*Requirements*:
Copy exactly the lines from the beginning of the data down to and including the line holding "const ref = useRef<HTMLCanvasElement", without any pictures.

***** Dataset excerpt *****

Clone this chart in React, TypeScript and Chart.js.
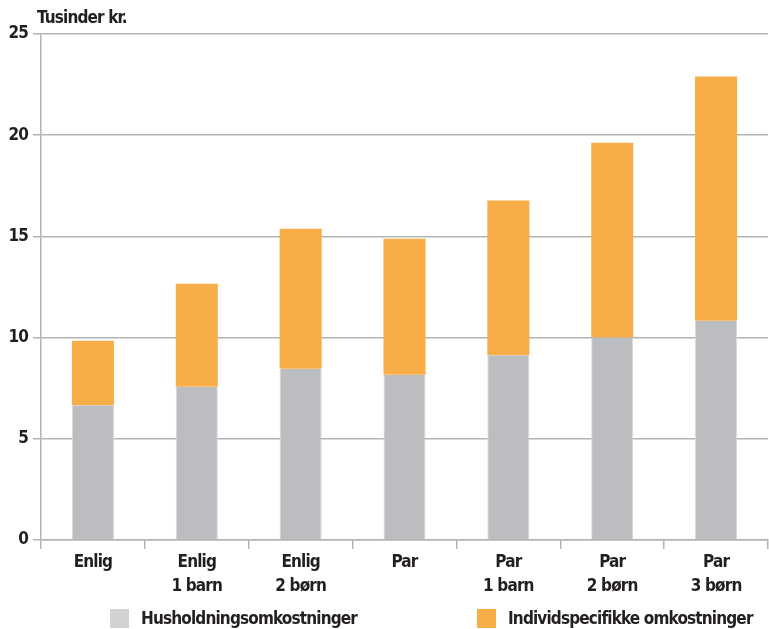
import React, { useEffect, useRef } from "react";
import { Chart, registerables } from "chart.js";

Chart.register(...registerables);

const categories: string[][] = [
  ["Enlig"],
  ["Enlig", "1 barn"],
  ["Enlig", "2 børn"],
  ["Par"],
  ["Par", "1 barn"],
  ["Par", "2 børn"],
  ["Par", "3 børn"],
];
const husholdning = [6.66, 7.57, 8.46, 8.16, 9.13, 10.0, 10.83];
const individ = [3.18, 5.09, 6.92, 6.73, 7.64, 9.63, 12.07];
const seriesNames = ["Husholdningsomkostninger", "Individspecifikke omkostninger"];
const yTicks = [0, 5, 10, 15, 20, 25];
const yTitle = "Tusinder kr.";

const FONT = "'DejaVu Sans', sans-serif";
const WEIGHT = "bold condensed";
const SIZE = 17;
const SPACING = "-0.85px";
const TEXT = "#231f20";
const GRAY = "#bcbdc0";
const GRAY_LEGEND = "#d1d2d4";
const ORANGE = "#f8ae48";
const GRID = "#b4b4b4";

export default function App() {
  const ref = useRef<HTMLCanvasElement | null>(null);

  useEffect(() => {
    document.body.style.margin = "0";
    const canvas = ref.current;
    if (!canvas) return;
    const textPlugin = {
      id: "yTitle",
      beforeDraw(chart: any) {
        (chart.ctx as any).letterSpacing = SPACING;
      },
      afterDraw(chart: any) {
        const ctx = chart.ctx;
        ctx.save();
        (ctx as any).letterSpacing = SPACING;
        ctx.font = `${WEIGHT} ${SIZE}px ${FONT}`;
        ctx.fillStyle = TEXT;
        ctx.textAlign = "left";
        ctx.textBaseline = "alphabetic";
        ctx.fillText(yTitle, chart.chartArea.left - 4, 23);
        ctx.restore();
      },
    };
    const chart = new Chart(canvas, {
      type: "bar",
      data: {
        labels: categories,
        datasets: [
          {
            label: seriesNames[0],
            data: husholdning,
            backgroundColor: GRAY,
            borderColor: "#d9d9db",
            borderWidth: { left: 1, right: 1, top: 0, bottom: 0 },
            borderSkipped: false,
            categoryPercentage: 0.405,
            barPercentage: 1,
          },
          {
            label: seriesNames[1],
            data: individ,
            backgroundColor: ORANGE,
            borderWidth: 0,
            categoryPercentage: 0.405,
            barPercentage: 1,
          },
        ],
      },
      options: {
        animation: false,
        responsive: false,
        maintainAspectRatio: false,
        layout: { padding: { top: 34, right: 1, left: 0, bottom: 0 } },
        plugins: {
          legend: { display: false },
          tooltip: { enabled: false },
          title: { display: false },
        },
        scales: {
          x: {
            stacked: true,
            offset: true,
            grid: {
              display: true,
              drawOnChartArea: false,
              drawTicks: true,
              tickLength: 9,
              color: GRID,
              lineWidth: 1.5,
              offset: true,
            },
            border: { display: true, color: GRID, width: 1.5 },
            ticks: {
              color: TEXT,
              font: { family: FONT, size: SIZE, weight: WEIGHT as any, lineHeight: 1.4 },
              padding: 2,
              maxRotation: 0,
              autoSkip: false,
            },
            afterFit(scale: any) {
              scale.height = 89;
            },
          },
          y: {
            stacked: true,
            min: 0,
            max: 25,
            afterBuildTicks(scale: any) {
              scale.ticks = yTicks.map((v) => ({ value: v }));
            },
            grid: {
              color: GRID,
              lineWidth: 1.5,
              tickLength: 8,
              drawTicks: true,
            },
            border: { display: true, color: GRID, width: 1.5 },
            ticks: {
              color: TEXT,
              font: { family: FONT, size: SIZE, weight: WEIGHT as any },
              padding: 5,
            },
            afterFit(scale: any) {
              scale.width = 41;
            },
          },
        },
      },
      plugins: [textPlugin],
    });
    return () => chart.destroy();
  }, []);

  const legendItems = [
    { name: seriesNames[0], color: GRAY_LEGEND, left: 110 },
    { name: seriesNames[1], color: ORANGE, left: 477 },
  ];

  return (
    <div style={{ position: "relative", width: 769, height: 629, background: "#fff", overflow: "hidden" }}>
      <canvas ref={ref} width={769} height={629} style={{ position: "absolute", left: 0, top: 0 }} />
      {legendItems.map((it) => (
        <div
          key={it.name}
          style={{
            position: "absolute",
            left: it.left,
            top: 608,
            display: "flex",
            alignItems: "center",
            whiteSpace: "nowrap",
            fontFamily: FONT,
            fontStretch: "condensed",
            fontWeight: "bold",
            fontSize: SIZE,
            letterSpacing: SPACING,
            color: TEXT,
            lineHeight: "20px",
          }}
        >
          <span style={{ display: "inline-block", width: 19, height: 19, background: it.color, marginRight: 12 }} />
          <span>{it.name}</span>
        </div>
      ))}
    </div>
  );
}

*****

*Reply to the exercise*:
Clone this chart in React, TypeScript and Chart.js.
import React, { useEffect, useRef } from "react";
import { Chart, registerables } from "chart.js";

Chart.register(...registerables);

const categories: string[][] = [
  ["Enlig"],
  ["Enlig", "1 barn"],
  ["Enlig", "2 børn"],
  ["Par"],
  ["Par", "1 barn"],
  ["Par", "2 børn"],
  ["Par", "3 børn"],
];
const husholdning = [6.66, 7.57, 8.46, 8.16, 9.13, 10.0, 10.83];
const individ = [3.18, 5.09, 6.92, 6.73, 7.64, 9.63, 12.07];
const seriesNames = ["Husholdningsomkostninger", "Individspecifikke omkostninger"];
const yTicks = [0, 5, 10, 15, 20, 25];
const yTitle = "Tusinder kr.";

const FONT = "'DejaVu Sans', sans-serif";
const WEIGHT = "bold condensed";
const SIZE = 17;
const SPACING = "-0.85px";
const TEXT = "#231f20";
const GRAY = "#bcbdc0";
const GRAY_LEGEND = "#d1d2d4";
const ORANGE = "#f8ae48";
const GRID = "#b4b4b4";

export default function App() {
  const ref = useRef<HTMLCanvasElement | null>(null);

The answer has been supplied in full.